GenBank is a repository for genetic sequences sponsored by the National Institutes of Health. It holds over 100 million different sequences from organisms across the tree of life, from humans to mushrooms to amoebae. Studying genetic sequences and how similar or different they are from one species to the next can reveal a lot about the history of life on Earth. Important questions about the evolution of photosynthesis, parasitism, disease, etc. are being studied using genetic sequences in GenBank. It is extremely important that the researchers have access to as much available sequence data as possible to get as complete a picture as possible. Yet, the sequence is not the only important piece of data.

In addition to the sequence itself, depositors can submit metadata about the sequence, but this is not required. One piece of metadata that can be very important for understanding how the sequences relate to each other is the species name. For example, if we want to understand the evolution of mammals, we need more than just a collection of sequences, we need to know which sequences came from which species. Otherwise, we can’t relate what we have learned from the sequences to what we already know. If a sequence is labeled with the wrong name or with an imprecise name, an analysis can be ruined.

Mislabeled sequences in GenBank are not a new problem. Researchers know that sequence metadata can be inaccurate, but finding and correcting errors has always been a manual process. To speed this along, algorithms have been developed to find mislabeled sequences and correct them by comparing sequences and their names. This method works well when the sequences and their incorrect labels are from very different organisms, i.e. prokaryotes and eukaryotes. For example, if a sequence is labeled as Homo sapiens, but is very similar to several sequences labeled as Mycoplasma and very dissimilar to several sequences labeled as Homo sapiens, then the sequence is likely from a Mycoplasma contaminant of a Homo sapiens sample. Will this method work when sequences are mislabeled with names from the same taxonomic Family?

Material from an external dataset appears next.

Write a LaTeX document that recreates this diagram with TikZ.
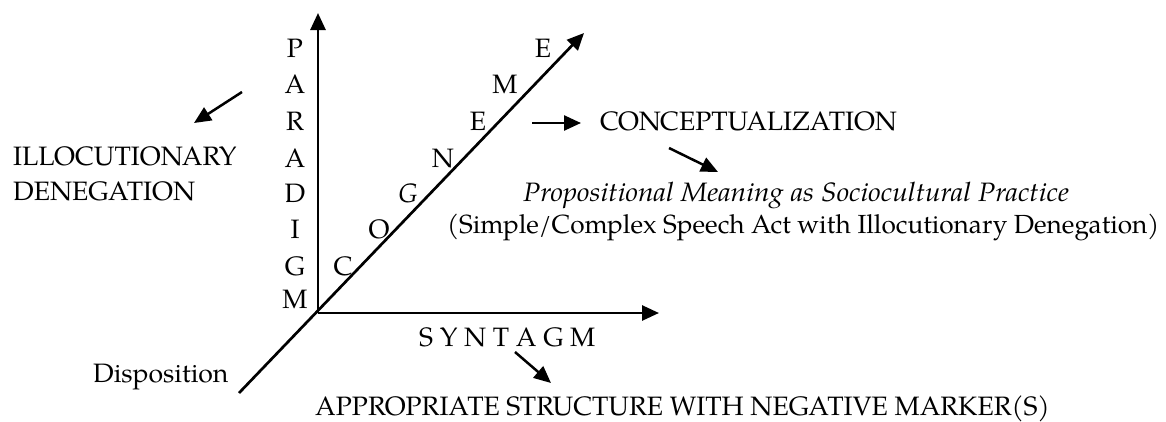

Finding sequences that have been mislabeled with a name from the same genus is much more difficult than finding sequences that have been mislabeled with names from a different genus. Finding and correcting name errors in sequences from single-celled organisms can be even more difficult because the names themselves have not been worked out. To investigate this, I looked at sequences from the genus Gymnodinium, a group of single-celled organisms called dinoflagellates. A sequence from Karenia selliformis was mislabeled as being from Gymnodinium maguelonnense. This sequence is 99% similar to several other sequences also labeled as Karenia selliformis and was eventually relabeled with the correct name (although not until after two phylogenetic analyses were performed using the wrong name). This error was detected manually, not algorithmically, because someone noticed that the cell culture the sequence came from had been improperly named.

One way to minimize taxonomic errors in phylogenetic analyses is to identify sequences that have enough documentation that we can be sure the name label is correct. Then, we can assume that matching sequences belong to the same taxon. A good example of this is the sequence from the Gymnodinium microreticulatum type culture. The paper accompanying this sequence contains images and morphological descriptions of the cells in the type culture and the author confirmed that this sequence came from the type culture described in the paper. This sequence is definitely correctly labeled as Gymnodinium microreticulatum. All the other sequences in GenBank that are 95% or more similar to this sequence are also labeled as Gymnodinium microreticulatum. This suggests that there is some hope of order. Potentially, these well-documented sequences can be used to correct wrong names. Unfortunately, this is a time-consuming strategy. Not all sequences and names group together so well, especially for microbial eukaryotes. For example, the sequence from the type culture of Gymnodinium trapeziforme is most similar to a sequence labeled as Gymnodinium nolleri and several sequences with 95% similarity are labeled as Nusuttodinium poecilochroum. This suggests that things are a bit more confused – likely due to a combination of taxonomic confusion and mislabeling.

A comprehensive cleaning of microbial eukaryote sequence metadata in GenBank is not likely to happen any time soon. A partial solution may be adding the ability to tag sequences as “gold star” if users can access documentation to confirm the taxonomic identification. The process of confirming the appropriateness of the taxonomic name would still be time-consuming, but would only have to be done once. In this way, the confirmation of GenBank metadata can be crowdsourced and progress can be made.